On Behalf of | Oct 5, 2022 | Personal Injury |

A traumatic brain injury (TBI) might force someone to take an extended leave of absence from work. People may spend weeks in the hospital or require surgery before they fully recover. In some situations, TBIs create lasting consequences that affect someone’s ability to perform the same job.

Sometimes, the brain injury that affects an individual’s job performance and daily life is actually a result of their employment. Workers can easily hurt their brains on the job and then wind up in need of workers’ compensation benefits for months, if not the rest of their lives.

What are some of the ways that a worker could incur a TBI on the job?

They fall

Falls are one of the most common ways that people hurt their heads. You don’t have to work in an extra-dangerous profession like forestry or construction for a fall to occur on the job. Even a slip-and-fall on one level could result in someone hitting their head and developing a TBI.

They experience interpersonal violence

Maybe you have frequently argued with one of your co-workers, and then one day they come back from their lunch break and have clearly had something to drink. Their intoxicated state leads to them becoming verbally abusive and then physically aggressive. They punch you, which could cause a traumatic brain injury.

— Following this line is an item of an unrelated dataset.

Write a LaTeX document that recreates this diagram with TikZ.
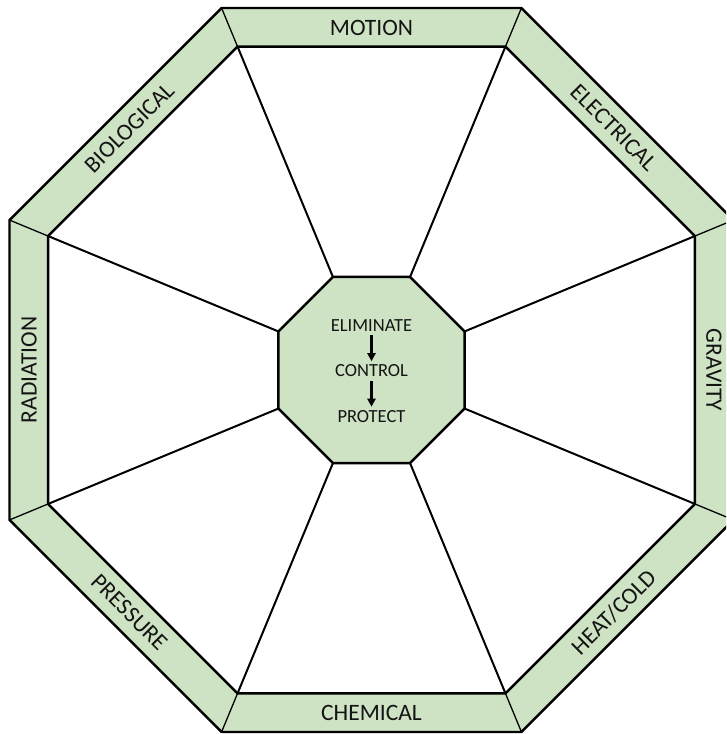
\documentclass[tikz,border=0pt]{standalone}
\usepackage{fontspec}
\setmainfont{Carlito}
\usetikzlibrary{calc,arrows.meta}
\definecolor{bandgreen}{RGB}{206,227,195}
\definecolor{inkc}{RGB}{20,20,20}
\tikzset{
  bandlabel/.style={text=inkc, font=\fontsize{23.5}{28}\selectfont, inner sep=0pt},
  steplabel/.style={text=inkc, font=\fontsize{18.5}{22}\selectfont, inner sep=3pt},
  steparrow/.style={-{Triangle[width=8pt,length=8pt]}, line width=2.6pt, shorten <=0.5pt, shorten >=0.5pt},
  outerline/.style={line width=2.4pt, line join=miter},
  innerline/.style={line width=2.5pt, line join=miter},
  sepline/.style={line width=1.3pt},
  spokeline/.style={line width=2pt}
}
\begin{document}
\begin{tikzpicture}[x=1pt,y=1pt]
\useasboundingbox (0,0) rectangle (726,734);
\clip (0,0) rectangle (726,734);
\coordinate (C) at (371.5,364);
\def\Ro{391.8}
\def\Ri{350}
\def\Rc{100.7}
\def\Rl{342.5}
\foreach \i in {1,...,8}{
  \coordinate (o\i) at ($(C)+({22.5+45*\i}:\Ro)$);
  \coordinate (i\i) at ($(C)+({22.5+45*\i}:\Ri)$);
  \coordinate (c\i) at ($(C)+({22.5+45*\i}:\Rc)$);
}
% outer band
\fill[bandgreen] (o1) -- (o2) -- (o3) -- (o4) -- (o5) -- (o6) -- (o7) -- (o8) -- cycle;
\draw[outerline] (o1) -- (o2) -- (o3) -- (o4) -- (o5) -- (o6) -- (o7) -- (o8) -- cycle;
% inner white octagon
\draw[innerline, fill=white] (i1) -- (i2) -- (i3) -- (i4) -- (i5) -- (i6) -- (i7) -- (i8) -- cycle;
% band separators and spokes
\foreach \i in {1,...,8}{
  \draw[sepline] (o\i) -- (i\i);
  \draw[spokeline] (c\i) -- (i\i);
}
% centre octagon
\draw[innerline, fill=bandgreen] (c1) -- (c2) -- (c3) -- (c4) -- (c5) -- (c6) -- (c7) -- (c8) -- cycle;
% band labels
\node[bandlabel] (motion) at ($(C)+(90:\Rl)$) {MOTION};
\node[bandlabel, rotate=-45] (electrical) at ($(C)+(45:\Rl)$) {ELECTRICAL};
\node[bandlabel, rotate=-90] (gravity) at ($(C)+(0:\Rl)$) {GRAVITY};
\node[bandlabel, rotate=45] (heatcold) at ($(C)+(-45:\Rl)$) {HEAT/COLD};
\node[bandlabel] (chemical) at ($(C)+(-90:\Rl)$) {CHEMICAL};
\node[bandlabel, rotate=-45] (pressure) at ($(C)+(-135:\Rl)$) {PRESSURE};
\node[bandlabel, rotate=90] (radiation) at ($(C)+(180:\Rl)$) {RADIATION};
\node[bandlabel, rotate=45] (biological) at ($(C)+(135:\Rl)$) {BIOLOGICAL};
% centre text
\node[steplabel] (elim) at ($(C)+(0,44.5)$) {ELIMINATE};
\node[steplabel] (ctrl) at ($(C)+(0,-1)$) {CONTROL};
\node[steplabel] (prot) at ($(C)+(0,-46.5)$) {PROTECT};
\draw[steparrow] (elim) -- (ctrl);
\draw[steparrow] (ctrl) -- (prot);
\end{tikzpicture}
\end{document}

Violence could also come from visitors to your business. Someone attempting to stop a shoplifting incident or intervene in an argument could end up hurt by someone they don’t even know. Getting pushed down or struck in the head could cause a TBI.

They get into a car crash

Many people drive as part of their jobs. If a collision occurs, both blunt force trauma and the violent motion of the vehicle during the collision could cause bleeding and swelling of the brain.

In any of these situations, a worker may have a life-altering injury or may require months of medical care before they fully recover. Workers’ compensation benefits can both fully cover someone’s medical expenses and replace a portion of the wages they don’t earn. Understanding that you are at risk for a traumatic brain injury might help you pursue a claim if you need support after an injury on the job.